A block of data
************
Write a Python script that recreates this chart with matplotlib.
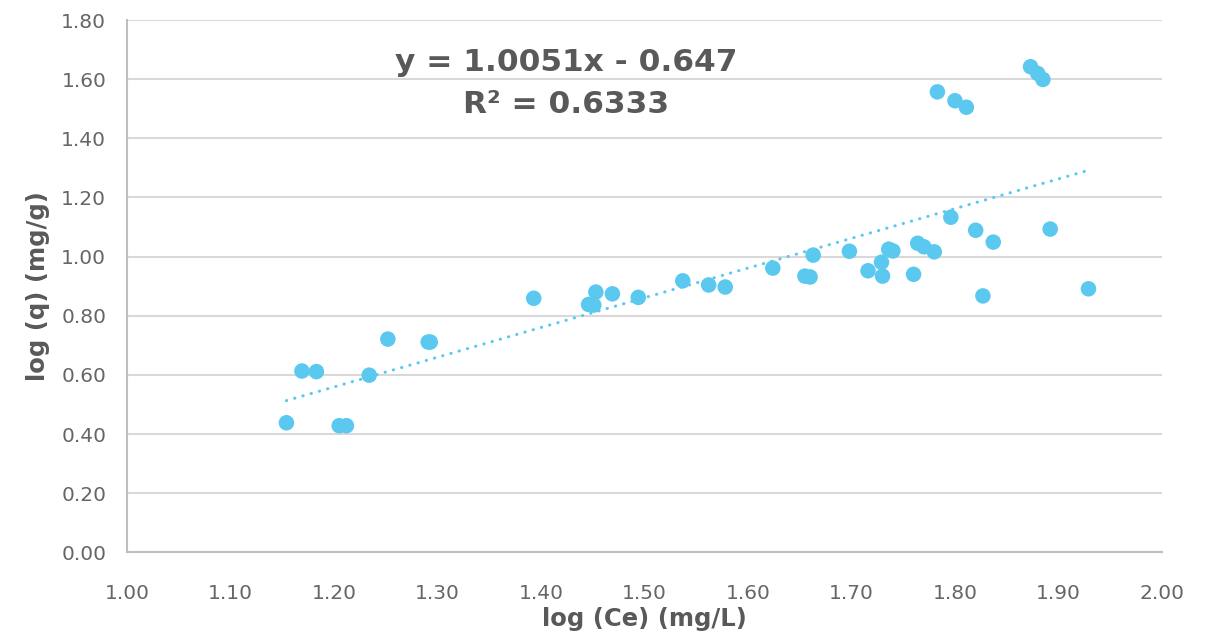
#!/usr/bin/env python3
"""
Isoterma de Freundlich linealizada: log(q) vs log(Ce) con recta de tendencia
"""

import numpy as np
import matplotlib
matplotlib.use("Agg")
import matplotlib.pyplot as plt

# Datos
log_ce = [1.154, 1.169, 1.183, 1.205, 1.212, 1.234, 1.252, 1.291, 1.293,
          1.393, 1.446, 1.451, 1.453, 1.469, 1.494, 1.537, 1.562, 1.578,
          1.624, 1.655, 1.660, 1.663, 1.698, 1.716, 1.729, 1.730, 1.736,
          1.740, 1.760, 1.764, 1.770, 1.780, 1.796, 1.783, 1.800, 1.811,
          1.820, 1.827, 1.837, 1.873, 1.880, 1.885, 1.892, 1.929]
log_q = [0.438, 0.613, 0.611, 0.428, 0.428, 0.599, 0.721, 0.711, 0.711,
         0.859, 0.838, 0.836, 0.880, 0.874, 0.862, 0.918, 0.904, 0.897,
         0.961, 0.934, 0.931, 1.005, 1.018, 0.952, 0.981, 0.934, 1.025,
         1.019, 0.940, 1.045, 1.033, 1.016, 1.133, 1.557, 1.527, 1.505,
         1.089, 0.867, 1.049, 1.642, 1.619, 1.599, 1.093, 0.891]

# Recta de tendencia (Excel)
SLOPE = 1.0051
INTERCEPT = -0.647
R2 = 0.6333

X_TICKS = np.arange(1.0, 2.001, 0.1)
Y_TICKS = np.arange(0.0, 1.801, 0.2)

POINT_COLOR = '#5BC9EF'
TEXT_COLOR = '#595959'
GRID_COLOR = '#D9D9D9'


def plot_isotherm():
    fig = plt.figure(figsize=(12.11, 6.39), dpi=100)
    ax = fig.add_axes([0.1049, 0.1357, 0.8546, 0.8330])

    ax.scatter(log_ce, log_q, s=125, color=POINT_COLOR, edgecolors='none', zorder=3)

    x_fit = np.array([min(log_ce), max(log_ce)])
    y_fit = SLOPE * x_fit + INTERCEPT
    ax.plot(x_fit, y_fit, color=POINT_COLOR, linewidth=2.2,
            linestyle=(0, (0.1, 2.7)), dash_capstyle='round', zorder=2)

    ax.set_xlim(1.0, 2.0)
    ax.set_ylim(0.0, 1.8)
    ax.set_xticks(X_TICKS)
    ax.set_yticks(Y_TICKS)
    ax.set_xticklabels([f'{v:.2f}' for v in X_TICKS])
    ax.set_yticklabels([f'{v:.2f}' for v in Y_TICKS])
    ax.tick_params(length=0, labelsize=14.5, labelcolor='#666666')
    ax.tick_params(axis='x', pad=23)
    ax.tick_params(axis='y', pad=15)

    ax.grid(axis='y', color=GRID_COLOR, linewidth=1.5)
    ax.set_axisbelow(True)
    for side in ['top', 'right']:
        ax.spines[side].set_visible(False)
    ax.spines['left'].set_color('#BFBFBF')
    ax.spines['bottom'].set_color('#BFBFBF')
    ax.spines['left'].set_linewidth(1.5)
    ax.spines['bottom'].set_linewidth(1.5)

    ax.set_xlabel('log (Ce) (mg/L)', fontsize=17.5, fontweight='bold',
                  color=TEXT_COLOR, labelpad=3)
    ax.set_ylabel('log (q) (mg/g)', fontsize=17.5, fontweight='bold',
                  color=TEXT_COLOR, labelpad=8)

    ax.text(0.424, 0.921, f'y = {SLOPE:.4f}x - {abs(INTERCEPT):.3f}',
            transform=ax.transAxes, ha='center', va='center',
            fontsize=22.5, fontweight='bold', color=TEXT_COLOR)
    ax.text(0.424, 0.842, f'R² = {R2:.4f}',
            transform=ax.transAxes, ha='center', va='center',
            fontsize=22.5, fontweight='bold', color=TEXT_COLOR)

    fig.savefig('out.png', dpi=100)


if __name__ == "__main__":
    plot_isotherm()
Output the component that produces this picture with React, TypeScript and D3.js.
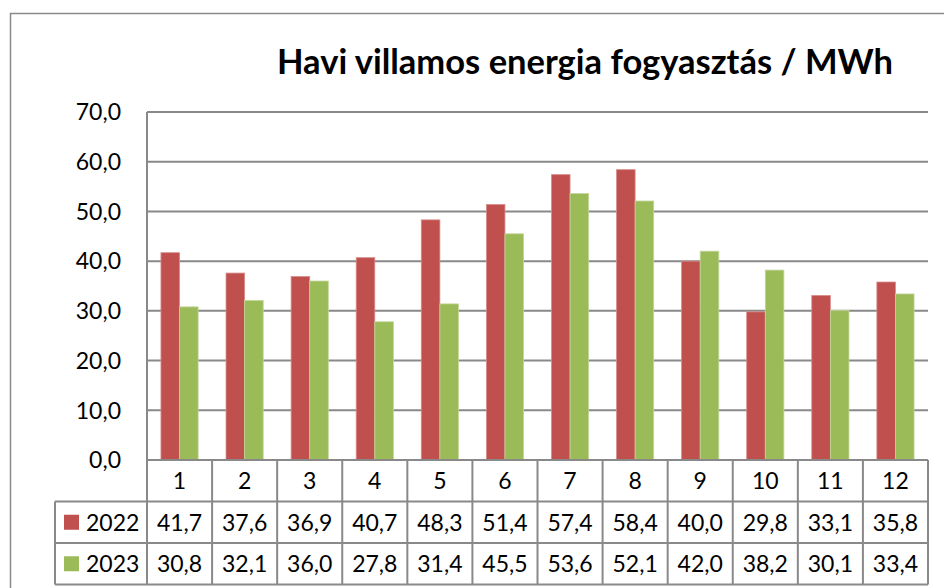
************
*Job*: Omit every image. Quote each record exactly.

*Exercise solution*:
Write a Python script that recreates this chart with matplotlib.
#!/usr/bin/env python3
"""
Isoterma de Freundlich linealizada: log(q) vs log(Ce) con recta de tendencia
"""

import numpy as np
import matplotlib
matplotlib.use("Agg")
import matplotlib.pyplot as plt

# Datos
log_ce = [1.154, 1.169, 1.183, 1.205, 1.212, 1.234, 1.252, 1.291, 1.293,
          1.393, 1.446, 1.451, 1.453, 1.469, 1.494, 1.537, 1.562, 1.578,
          1.624, 1.655, 1.660, 1.663, 1.698, 1.716, 1.729, 1.730, 1.736,
          1.740, 1.760, 1.764, 1.770, 1.780, 1.796, 1.783, 1.800, 1.811,
          1.820, 1.827, 1.837, 1.873, 1.880, 1.885, 1.892, 1.929]
log_q = [0.438, 0.613, 0.611, 0.428, 0.428, 0.599, 0.721, 0.711, 0.711,
         0.859, 0.838, 0.836, 0.880, 0.874, 0.862, 0.918, 0.904, 0.897,
         0.961, 0.934, 0.931, 1.005, 1.018, 0.952, 0.981, 0.934, 1.025,
         1.019, 0.940, 1.045, 1.033, 1.016, 1.133, 1.557, 1.527, 1.505,
         1.089, 0.867, 1.049, 1.642, 1.619, 1.599, 1.093, 0.891]

# Recta de tendencia (Excel)
SLOPE = 1.0051
INTERCEPT = -0.647
R2 = 0.6333

X_TICKS = np.arange(1.0, 2.001, 0.1)
Y_TICKS = np.arange(0.0, 1.801, 0.2)

POINT_COLOR = '#5BC9EF'
TEXT_COLOR = '#595959'
GRID_COLOR = '#D9D9D9'


def plot_isotherm():
    fig = plt.figure(figsize=(12.11, 6.39), dpi=100)
    ax = fig.add_axes([0.1049, 0.1357, 0.8546, 0.8330])

    ax.scatter(log_ce, log_q, s=125, color=POINT_COLOR, edgecolors='none', zorder=3)

    x_fit = np.array([min(log_ce), max(log_ce)])
    y_fit = SLOPE * x_fit + INTERCEPT
    ax.plot(x_fit, y_fit, color=POINT_COLOR, linewidth=2.2,
            linestyle=(0, (0.1, 2.7)), dash_capstyle='round', zorder=2)

    ax.set_xlim(1.0, 2.0)
    ax.set_ylim(0.0, 1.8)
    ax.set_xticks(X_TICKS)
    ax.set_yticks(Y_TICKS)
    ax.set_xticklabels([f'{v:.2f}' for v in X_TICKS])
    ax.set_yticklabels([f'{v:.2f}' for v in Y_TICKS])
    ax.tick_params(length=0, labelsize=14.5, labelcolor='#666666')
    ax.tick_params(axis='x', pad=23)
    ax.tick_params(axis='y', pad=15)

    ax.grid(axis='y', color=GRID_COLOR, linewidth=1.5)
    ax.set_axisbelow(True)
    for side in ['top', 'right']:
        ax.spines[side].set_visible(False)
    ax.spines['left'].set_color('#BFBFBF')
    ax.spines['bottom'].set_color('#BFBFBF')
    ax.spines['left'].set_linewidth(1.5)
    ax.spines['bottom'].set_linewidth(1.5)

    ax.set_xlabel('log (Ce) (mg/L)', fontsize=17.5, fontweight='bold',
                  color=TEXT_COLOR, labelpad=3)
    ax.set_ylabel('log (q) (mg/g)', fontsize=17.5, fontweight='bold',
                  color=TEXT_COLOR, labelpad=8)

    ax.text(0.424, 0.921, f'y = {SLOPE:.4f}x - {abs(INTERCEPT):.3f}',
            transform=ax.transAxes, ha='center', va='center',
            fontsize=22.5, fontweight='bold', color=TEXT_COLOR)
    ax.text(0.424, 0.842, f'R² = {R2:.4f}',
            transform=ax.transAxes, ha='center', va='center',
            fontsize=22.5, fontweight='bold', color=TEXT_COLOR)

    fig.savefig('out.png', dpi=100)


if __name__ == "__main__":
    plot_isotherm()
Output the component that produces this picture with React, TypeScript and D3.js.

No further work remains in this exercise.